7 de janeiro de 2007

Ao volante

Guiava na serra, no meio do nevoeiro baixo e escuro, na estrada sem luz. Uns quantos carros passavam também por ali; via bem as luzes; as vermelhas daquele serpenteando um pouco mais além e os raios brancos tímidos, daquele outro que se cruzou comigo.

E, entretanto, vieste de novo ter comigo. Tolice, não tu em pessoa. Isso não era possível, ali, no meio de nada [aliás, nem no meio de alguma coisa seria…]. Porém, senti-te tão perto… e aos sonhos [sei agora que nada mais eram do que “futuros” imaginados, sem fundamento além da imaginação de anos passados] a que demos voz, corpo e sei lá mais o quê; mesmo quando não os desenhávamos nas conversas nem pintávamos com cores berrantes.

Ouvi que já não falava da mesma maneira das coisas que dantes fazia ganharem novo fôlego ou empolgarem quem me escutava. [Ah, ah, ah! Não devia rir assim…] Ouvi isto num dia destes, sem número e, com e como a sensação de ti, também estas palavras ecoaram, naquela viagem até sítio nenhum. Sabes, se estivesses por cá talvez te tivesse contado desta grande apreciação que fizeram da minha perda. E, daí, talvez não precisasse; verias por ti essa ausência, olhar-me-ias e eu saberia então que era visível o que jamais voltaria a ser igual.


Mas não estás e não lamento que durmas agora numas coordenadas diferentes. Afinal, estás onde te levou o caminho do sonho. Sim, aquele que partilhaste há tanto, tanto tempo. Olho a estrada e, com a sensação de ti, vem até mim cada tarde e noite sem fim; quando representavas para uma plateia imaginária, cantavas para clarear a voz, declamavas pelo simples prazer de sentir as palavras dentro de ti.

No meio daquele arvoredo queimado e sem cor, outras tantas fracções de momento chegam e partem, desligando o meu pensamento inconstante, do som que se escapa do cd. Arrependimento, mágoa, pena, desilusão, raiva, tristeza. Tudo num instante pleno de… saudade.

Saudade do tempo em que aqueles sonhos ainda eram possíveis sobre as mantas do meu sótão.
Saudade das horas de indecisão que gostaria de ter levado p’ro futuro de maneira diferente, apenas para ter saído daqui e vivido sem a sombra do que era conhecido.

Não se deve pegar no carro embriagado… e a mim pareceu-me, num rasgo de sapiência, que a consciência estava a pregar-me partidas. Solução? Avançar uma música, aumentar o volume e deixar-te partir e ao que quiseste que te contasse, assim, à distância. Porque, no fundo, tudo aconteceu para que voltássemos a falar, ou não?
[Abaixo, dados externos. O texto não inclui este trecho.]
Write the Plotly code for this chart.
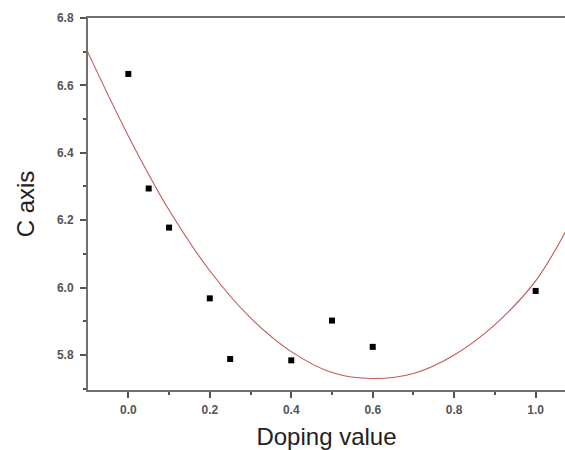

Descendo a encosta, olhando as passadeiras escondidas, as ruelas vindas do nada e os gatos assustados, escutando de novo a música companheira… não, outra vez não! Outra espécie de pensamento intrusivo!

Será que se pode viver sempre em paixão? Terá ela sempre que desaparecer para dar lugar a qualquer outra coisa? Ou não será preciso amordaçar e asfixiar a paixão, mesmo se e/ou quando, a outra coisa que nem me atrevo a nomear [não sei o que seja], decidir que é altura de tomar o seu lugar?

Bem, é o portão grande.
Cheguei.

1 comentário:

jumpman disse...

Uma viagem diferente. Com uma companhia especial.

Acredito que não se deva amordaçar a paixão. Mas sei que é difícil tal não acontecer. Especialmente quando percebemos que as coisas foram perdidas..

E sim, fica a saudade de outros tempos, em que tudo era possível e talvez fossemos invencíveis.

A solução? Não existe. Ou existe, consoante cada um de nós.

Uma certeza? Continuar ao volante, quem sabe de vez em quando acompanhada por essa presença que vem de outras coordenadas.